OTTAWA — Thousands of lives in rural northern Tanzania could be saved because Ottawa philanthropist Dave Smith has donated thousands of dollars worth of vital medical equipment to a hospital in the East African country.
The supplies, including $150,000 in new anesthetic equipment, will allow doctors at the Kolando Hospital, about 800 kilometres from the capital Dar es Salaam, to perform life-saving surgery. The gifts total $200,000, and also include 21 hospital beds, 325 medical and surgical instruments, 28 wheelchairs, two defibrillators, as well as nursing books and clothing.
Smith, who has for years been donating medical equipment and supplies to hospitals in Africa, said it was the least he could do after hearing of the plight of the doctors and patients at the Tanzanian hospital.
“It is to give people there a chance on life,” he said.
Ottawa dentist Sam Kwofie, who was involved in the appeal that led to Smith’s donation, said it couldn’t have come at a better time.
“We are very grateful to Dave for the life-saving anesthetic equipment. There’s no question this will save thousands of lives,” he said.
It all began on a visit to Tanzania last year, when Kwofie and his wife Liliane, who was born at Kolando, visited the hospital.
They were struck by the dilapidated conditions at the 96-year-old mission hospital, particularly its operating room.
The only anesthetic machine at the hospital, which serves about 600,000 people, broke down repeatedly during surgery, leaving doctors no way to monitor vital signs, except through their instinct and experience.
The alternative was to cancel surgeries, which would basically be a death warrant for many patients.
The doctors begged for help, and on their return to Canada, Kwofie and Liliane, chair of the Ottawa African Fellowship Group, launched a fundraising drive for the hospital. They needed to get anesthetic equipment for the operating room and beds for the children’s malaria wing. To their surprise and relief, Smith came to the rescue.
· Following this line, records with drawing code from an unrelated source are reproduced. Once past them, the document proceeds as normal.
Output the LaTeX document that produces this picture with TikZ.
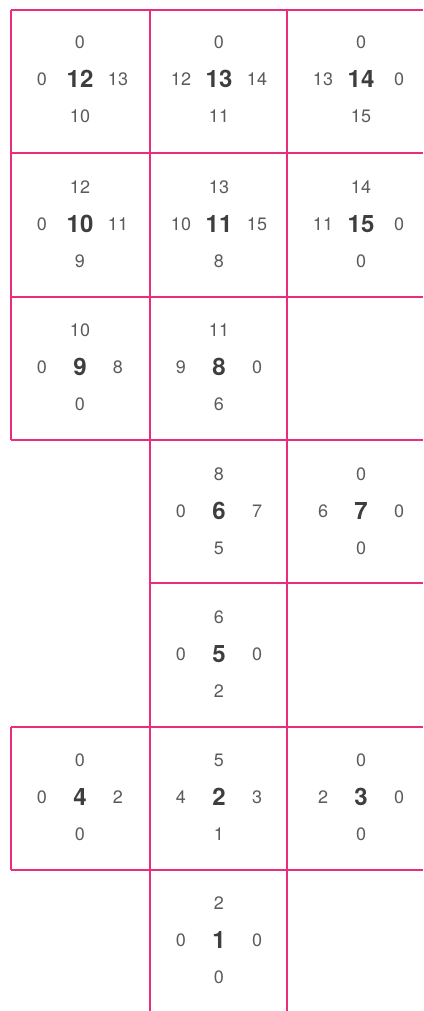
\documentclass[tikz,border=0pt]{standalone}
\usepackage{fontspec}
\setmainfont{TeX Gyre Heros}
\usetikzlibrary{positioning}
\definecolor{gridPink}{RGB}{234,44,124}
\definecolor{numGray}{RGB}{62,62,62}
\tikzset{
  gridline/.style={draw=gridPink,line width=2pt},
  bignum/.style={inner sep=0pt,text=numGray,font=\bfseries\fontsize{24}{26}\selectfont},
  smallnum/.style={inner sep=0pt,text=numGray!85,font=\fontsize{18}{20}\selectfont},
}
% #1 x, #2 y, #3 centre, #4 top, #5 left, #6 right, #7 bottom
\newcommand{\cellnums}[7]{%
  \node[bignum] (n#3) at (#1,#2) {#3};
  \node[smallnum,above=37pt of n#3] (n#3t) {#4};
  \node[smallnum,left=38pt of n#3] (n#3l) {#5};
  \node[smallnum,right=38pt of n#3] (n#3r) {#6};
  \node[smallnum,below=37pt of n#3] (n#3b) {#7};
}

\begin{document}
\begin{tikzpicture}[x=1pt,y=-1pt,on grid]
\useasboundingbox (0,0) rectangle (423,1011);

% grid
\draw[gridline] (11,10) -- (423,10);
\draw[gridline] (11,153) -- (423,153);
\draw[gridline] (11,297) -- (423,297);
\draw[gridline] (11,440) -- (423,440);
\draw[gridline] (150,583) -- (423,583);
\draw[gridline] (11,727) -- (423,727);
\draw[gridline] (11,870) -- (423,870);
\draw[gridline] (11,10) -- (11,440);
\draw[gridline] (11,727) -- (11,870);
\draw[gridline] (150,10) -- (150,1011);
\draw[gridline] (287,10) -- (287,1011);

% cells
\cellnums{80}{79}{12}{0}{0}{13}{10}
\cellnums{219}{79}{13}{0}{12}{14}{11}
\cellnums{361}{79}{14}{0}{13}{0}{15}

\cellnums{80}{224}{10}{12}{0}{11}{9}
\cellnums{219}{224}{11}{13}{10}{15}{8}
\cellnums{361}{224}{15}{14}{11}{0}{0}

\cellnums{80}{367}{9}{10}{0}{8}{0}
\cellnums{219}{367}{8}{11}{9}{0}{6}

\cellnums{219}{511}{6}{8}{0}{7}{5}
\cellnums{361}{511}{7}{0}{6}{0}{0}

\cellnums{219}{654}{5}{6}{0}{0}{2}

\cellnums{80}{797}{4}{0}{0}{2}{0}
\cellnums{219}{797}{2}{5}{4}{3}{1}
\cellnums{361}{797}{3}{0}{2}{0}{0}

\cellnums{219}{940}{1}{2}{0}{0}{0}

\end{tikzpicture}
\end{document}
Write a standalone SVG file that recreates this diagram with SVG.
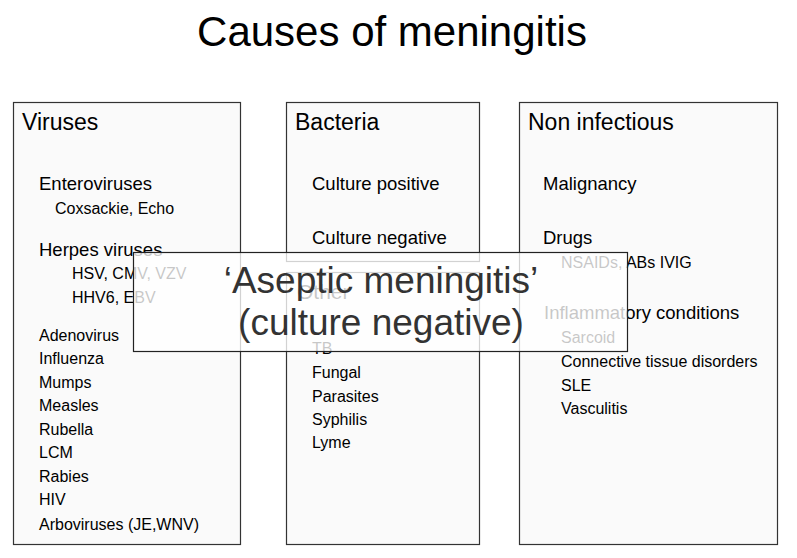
<svg xmlns="http://www.w3.org/2000/svg" width="797" height="558" viewBox="0 0 797 558">
<style>
text{font-family:"Liberation Sans",Arial,Helvetica,sans-serif;fill:#000}
.title{font-size:42px}
.h{font-size:23px}
.s{font-size:18.5px}
.i{font-size:16px}
.box{fill:#fafafa;stroke:#333;stroke-width:1.2}
.ov{fill:#fff;fill-opacity:0.78;stroke:#222;stroke-width:1.2}
.ovt{font-size:37px;fill:#333;text-anchor:middle}
</style>
<rect width="797" height="558" fill="#fff"/>
<text class="title" x="392" y="46" text-anchor="middle">Causes of meningitis</text>
<g id="viruses">
<rect class="box" x="13.5" y="102.5" width="227" height="442"/>
<text class="h" x="22" y="130">Viruses</text>
<text class="s" x="39" y="190">Enteroviruses</text>
<text class="i" x="55" y="214">Coxsackie, Echo</text>
<text class="s" x="39" y="256">Herpes viruses</text>
<text class="i" x="72" y="279">HSV, CMV, VZV</text>
<text class="i" x="72" y="303">HHV6, EBV</text>
<text class="i" x="39" y="341">Adenovirus</text>
<text class="i" x="39" y="364">Influenza</text>
<text class="i" x="39" y="388">Mumps</text>
<text class="i" x="39" y="411">Measles</text>
<text class="i" x="39" y="435">Rubella</text>
<text class="i" x="39" y="458">LCM</text>
<text class="i" x="39" y="482">Rabies</text>
<text class="i" x="39" y="505">HIV</text>
<text class="i" x="39" y="530">Arboviruses (JE,WNV)</text>
</g>
<g id="bacteria">
<rect class="box" x="286.5" y="102.5" width="193" height="159"/>
<text class="h" x="295" y="130">Bacteria</text>
<text class="s" x="312" y="190">Culture positive</text>
<text class="s" x="312" y="244">Culture negative</text>
</g>
<g id="other">
<rect class="box" x="286.5" y="272.5" width="193" height="272"/>
<text class="h" x="297" y="299" style="font-size:21px">Other</text>
<text class="i" x="312" y="354">TB</text>
<text class="i" x="312" y="378">Fungal</text>
<text class="i" x="312" y="402">Parasites</text>
<text class="i" x="312" y="425">Syphilis</text>
<text class="i" x="312" y="448">Lyme</text>
</g>
<g id="noninfectious">
<rect class="box" x="519.5" y="102.5" width="258" height="442"/>
<text class="h" x="528" y="130">Non infectious</text>
<text class="s" x="543" y="190">Malignancy</text>
<text class="s" x="543" y="244">Drugs</text>
<text class="i" x="561" y="268">NSAIDs, ABs IVIG</text>
<text class="s" x="544" y="319">Inflammatory conditions</text>
<text class="i" x="561" y="343">Sarcoid</text>
<text class="i" x="561" y="367">Connective tissue disorders</text>
<text class="i" x="561" y="391">SLE</text>
<text class="i" x="561" y="414">Vasculitis</text>
</g>
<g id="connectors"></g>
<g id="aseptic">
<rect class="ov" x="133.5" y="252.5" width="494" height="99"/>
<text class="ovt" x="381" y="293">‘Aseptic meningitis’</text>
<text class="ovt" x="381" y="335">(culture negative)</text>
</g>
</svg>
He donated all the equipment and the African Fellowship raised $11,000 to cover shipping expenses. About $600 was handed to the hospital to refurbish the operating room floor.
Smith said when he heard of the plight of the hospital in Tanzania, it reminded him of a trip he took three years ago to rural Angola, where the terrible state of the hospitals devastated him.
Since then he has been collecting medical equipment for hospitals in Africa, and has so far shipped 31 containers of supplies to various African countries. It was a no-brainer, he said, to donate the equipment, which was delivered to the Tanzanian hospital last month.
“Dave is an amazing man and what he did for us was overwhelming,” Liliane Kwofie said. “This is a mission hospital and when we told them of the equipment, they said God has opened the door for them. This is something they never dreamed they will get for the hospital. It was so exciting.”